Spooks was beyond gripping. Its adrenaline rush provided water-cooler fodder and telephone conversations that led from one episode to the next.

For me, Spooks had three key ingredients. Firstly, it was bang up to date with modern threats, be they Islamist terrorism, the Ruskies up to their old tricks or the Iranians bent on building a bomb. One episode in which Iran had acquired a nuclear trigger seemed almost prescient. There were inevitable tensions between Harry and his political masters in the Home Office.

Secondly, in my limited experience, there has never been a TV series which has been prepared to kill off its protagonists with such nonchalant ease: take the woman whose head was boiled in oil in the second episode, which provoked protests from Disgusted of Tunbridge Wells, for instance. The most memorable moments for me since 2002 were the tragic death of Adam's wife in his arms and the horrible but deserved end of Connie, Harry's most trusted aide-turned traitor.

The characters were believable and rounded, despite the dizzying number of sub-plots and new characters that tested our memories. Lucas North, for example, returned after an absence lasting for several series. Ros literally came back from the dead.
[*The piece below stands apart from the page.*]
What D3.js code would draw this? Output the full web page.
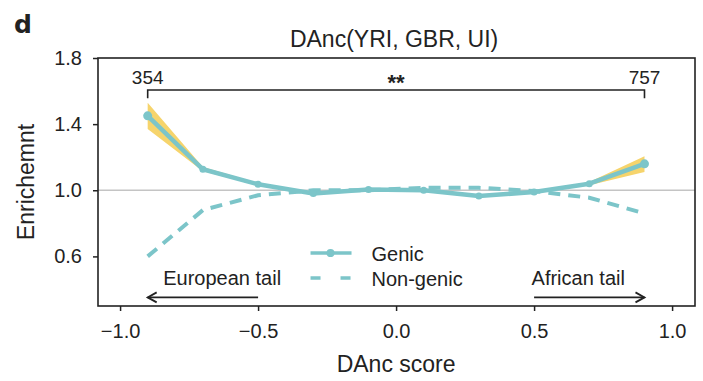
<!DOCTYPE html>
<html>
<head>
<meta charset="utf-8">
<script src="https://cdn.jsdelivr.net/npm/d3@7"></script>
<style>
  body { margin: 0; background: #fff; }
  text { font-family: "Liberation Sans", Arial, Helvetica, sans-serif; fill: #222; }
</style>
</head>
<body>
<div id="wrapper"></div>
<script>
// DAnc score bins (centres)
const scores = [-0.9, -0.7, -0.5, -0.3, -0.1, 0.1, 0.3, 0.5, 0.7, 0.9]
const genic = [1.45, 1.127, 1.036, 0.98, 1.005, 1.0, 0.965, 0.99, 1.04, 1.16]
const genicLow = [1.37, 1.115, 1.03, 0.974, 1.0, 0.995, 0.96, 0.985, 1.03, 1.11]
const genicHigh = [1.53, 1.14, 1.043, 0.986, 1.01, 1.005, 0.97, 0.995, 1.05, 1.205]
const nonGenic = [0.6, 0.88, 0.97, 1.0, 1.0, 1.015, 1.015, 0.995, 0.955, 0.86]

const xTicks = [-1.0, -0.5, 0.0, 0.5, 1.0]
const yTicks = [0.6, 1.0, 1.4, 1.8]
const bracketCounts = ["354", "757"]

const teal = "#7cc5c9"
const yellow = "#f6d46c"

function drawChart() {
    let dimensions = {
        width: 703,
        height: 381,
        margins: { top: 58, right: 8, bottom: 75, left: 98 }
    }
    dimensions.boundedWidth = dimensions.width - dimensions.margins.left - dimensions.margins.right
    dimensions.boundedHeight = dimensions.height - dimensions.margins.top - dimensions.margins.bottom

    const svg = d3.select("#wrapper")
        .append("svg")
            .attr("width", dimensions.width)
            .attr("height", dimensions.height)

    const bounds = svg.append("g")
        .attr("transform", `translate(${dimensions.margins.left},${dimensions.margins.top})`)

    // Scales
    const xScale = d3.scaleLinear()
        .domain([-1.08, 1.083])
        .range([0, dimensions.boundedWidth])

    const yScale = d3.scaleLinear()
        .domain([0.3, 1.8])
        .range([dimensions.boundedHeight, 0])

    const rows = scores.map((s, i) => ({
        x: s, g: genic[i], lo: genicLow[i], hi: genicHigh[i], ng: nonGenic[i]
    }))

    // reference line at 1.0
    bounds.append("line")
        .attr("x1", 0)
        .attr("x2", dimensions.boundedWidth)
        .attr("y1", yScale(1))
        .attr("y2", yScale(1))
        .attr("stroke", "#c4c4c4")
        .attr("stroke-width", 1.5)

    // non-genic dashed
    const lineNg = d3.line()
        .x(d => xScale(d.x))
        .y(d => yScale(d.ng))
    bounds.append("path")
        .attr("d", lineNg(rows))
        .attr("fill", "none")
        .attr("stroke", teal)
        .attr("stroke-width", 4)
        .attr("stroke-dasharray", "12,8")

    // confidence band
    const area = d3.area()
        .x(d => xScale(d.x))
        .y0(d => yScale(d.lo))
        .y1(d => yScale(d.hi))
    bounds.append("path")
        .attr("d", area(rows))
        .attr("fill", yellow)

    // genic line
    const lineG = d3.line()
        .x(d => xScale(d.x))
        .y(d => yScale(d.g))
    bounds.append("path")
        .attr("d", lineG(rows))
        .attr("fill", "none")
        .attr("stroke", teal)
        .attr("stroke-width", 4.5)
        .attr("stroke-linejoin", "round")

    bounds.selectAll(".pt")
        .data(rows)
        .join("circle")
            .attr("cx", d => xScale(d.x))
            .attr("cy", d => yScale(d.g))
            .attr("r", d => (d.x === -0.9 || d.x === 0.9) ? 4.5 : 3.5)
            .attr("fill", teal)

    // box
    bounds.append("rect")
        .attr("width", dimensions.boundedWidth)
        .attr("height", dimensions.boundedHeight)
        .attr("fill", "none")
        .attr("stroke", "#222")
        .attr("stroke-width", 1.6)

    // Axes
    const xAxis = bounds.append("g")
        .attr("transform", `translate(0,${dimensions.boundedHeight})`)
        .call(d3.axisBottom(xScale).tickValues(xTicks).tickFormat(d3.format(".1f")).tickSize(5).tickPadding(8))
    const yAxis = bounds.append("g")
        .call(d3.axisLeft(yScale).tickValues(yTicks).tickFormat(d3.format(".1f")).tickSize(5).tickPadding(11))

    for (const ax of [xAxis, yAxis]) {
        ax.select(".domain").remove()
        ax.selectAll("line").attr("stroke", "#222").attr("stroke-width", 1.5)
        ax.selectAll("text").style("font-size", "20px").attr("fill", "#222")
            .style("font-family", "'Liberation Sans', Arial, sans-serif")
    }
    xAxis.selectAll("text").attr("dy", "0.95em")

    // bracket on top
    const bTop = yScale(1.606)
    const bBottom = yScale(1.557)
    bounds.append("path")
        .attr("d", `M${xScale(-0.9)},${bBottom}V${bTop}H${xScale(0.9)}V${bBottom}`)
        .attr("fill", "none")
        .attr("stroke", "#222")
        .attr("stroke-width", 1.6)
    bounds.selectAll(".cnt")
        .data(bracketCounts)
        .join("text")
            .attr("x", (d, i) => xScale(i === 0 ? -0.9 : 0.9))
            .attr("y", yScale(1.64))
            .attr("text-anchor", "middle")
            .style("font-size", "19px")
            .text(d => d)
    bounds.append("text")
        .attr("x", xScale(0))
        .attr("y", yScale(1.606))
        .attr("text-anchor", "middle")
        .style("font-size", "22px")
        .style("font-weight", "bold")
        .text("**")

    // tail arrows
    const arrowY = yScale(0.352)
    const arrows = [
        { from: -0.5, to: -0.9, label: "European tail", lx: -0.63 },
        { from: 0.5, to: 0.9, label: "African tail", lx: 0.66 }
    ]
    arrows.forEach(a => {
        const x0 = xScale(a.from), x1 = xScale(a.to)
        const dir = Math.sign(x1 - x0)
        bounds.append("line")
            .attr("x1", x0).attr("x2", x1)
            .attr("y1", arrowY).attr("y2", arrowY)
            .attr("stroke", "#222").attr("stroke-width", 1.8)
        bounds.append("path")
            .attr("d", `M${x1 - dir * 9},${arrowY - 5}L${x1},${arrowY}L${x1 - dir * 9},${arrowY + 5}`)
            .attr("fill", "none").attr("stroke", "#222").attr("stroke-width", 1.8)
        bounds.append("text")
            .attr("x", xScale(a.lx))
            .attr("y", arrowY - 12)
            .attr("text-anchor", "middle")
            .style("font-size", "20px")
            .text(a.label)
    })

    // legend
    const legend = bounds.append("g")
        .attr("transform", `translate(${xScale(-0.31)},${yScale(0.62)})`)
    legend.append("line")
        .attr("x1", 0).attr("x2", 41).attr("y1", 0).attr("y2", 0)
        .attr("stroke", teal).attr("stroke-width", 3.5)
    legend.append("circle").attr("cx", 20).attr("cy", 0).attr("r", 4).attr("fill", teal)
    legend.append("line")
        .attr("x1", 0).attr("x2", 41).attr("y1", 25).attr("y2", 25)
        .attr("stroke", teal).attr("stroke-width", 3.5)
        .attr("stroke-dasharray", "10,20")
    legend.append("text").attr("x", 61).attr("y", 8).style("font-size", "20px").text("Genic")
    legend.append("text").attr("x", 61).attr("y", 33).style("font-size", "20px").text("Non-genic")

    // titles
    svg.append("text")
        .attr("x", dimensions.margins.left + xScale(0) - 2)
        .attr("y", 47)
        .attr("text-anchor", "middle")
        .style("font-size", "23px")
        .text("DAnc(YRI, GBR, UI)")

    svg.append("text")
        .attr("x", 14)
        .attr("y", 33)
        .style("font-size", "25px")
        .style("font-family", "'DejaVu Sans', sans-serif")
        .style("font-weight", "bold")
        .attr("fill", "#111")
        .text("d")

    svg.append("text")
        .attr("x", dimensions.margins.left + xScale(0))
        .attr("y", 372)
        .attr("text-anchor", "middle")
        .style("font-size", "23px")
        .text("DAnc score")

    svg.append("text")
        .attr("transform", `translate(34,${dimensions.margins.top + dimensions.boundedHeight / 2}) rotate(-90)`)
        .attr("text-anchor", "middle")
        .style("font-size", "23px")
        .text("Enrichemnt")
}
drawChart()
</script>
</body>
</html>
But despite losing so many of its characters, Spooks never ran out of steam. It had a stable of writers who remained true to the tightly written brand. Several of the actors said the show was bigger than the characters and that was a hallmark of its success.

Its best episodes mixed betrayal (amongst colleagues, of course), suspense and pathos.

I gather from the writers that former spies were consulted on the background, although even I can see that this was a series of entertainment that we were not necessarily supposed to take seriously.

So now I am contemplating a life without Spooks. I will soon enter the netherworld of a recovering Spooks addict. The only cure will be a return of the series I crave. Harry, are you listening?